Well, thankfully, I actually happen to have a background in both hardware engineering and building aircraft, and I’ve also been working on building smart contracts for almost as long as my previous career as a flight control engineer. I’m gonna give you all the secrets that no one seems to want to share about how to build projects that always work, never get hacked, and make you millions in the process.

Okay, so I can’t actually do those things, but I have your attention now don’t I?

Alright, what are these pearls of wisdom?

Failure is not an option

It’s just reality.

All software projects have failures. What sets apart good projects from great ones isn’t how perfect the code is, or how much was spent on audits, or even how big the test suite is; it’s way simpler than that:

It’s planning for failure before it happens.
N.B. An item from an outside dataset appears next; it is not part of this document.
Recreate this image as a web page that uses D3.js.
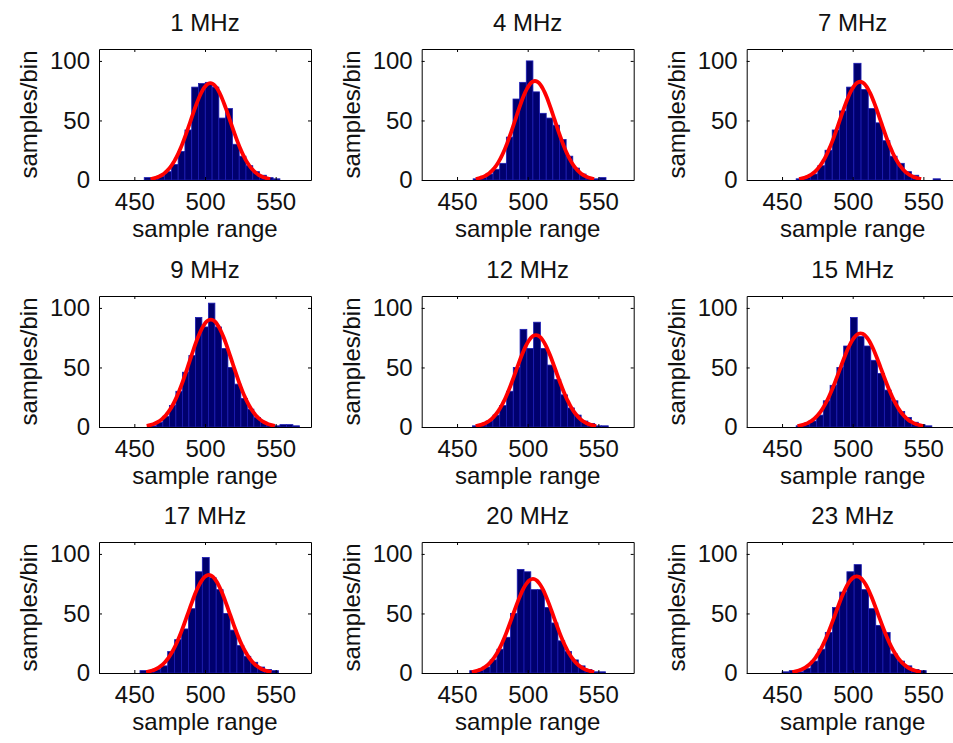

If you can’t reason about and rattle off a dozen or so failures that could happen when launching your brand new application, you’re doing it wrong. The weeks you spent working on gas optimizing your code so that it’s as efficient as humanly possible would be better spent making sure that you not only understand in what practical ways the code could have a failure, but also what mitigations you may have (or make available to your users) so that the impact of those failures is as minimal as possible.

In aerospace engineering, one of the tools that gets used is to conduct a FMECA (or Failure Modes, Effects, and Criticality Analysis) study of the system, identifying all the possible failures that the system can have, for all of the complex components within the system. This analysis is performed during the design phase of the project to ensure that there are protections and mitigations in place for when different types of components (hardware, software, hydraulic, electrical, etc.) have some fault that affects their operation and impacts other components around them.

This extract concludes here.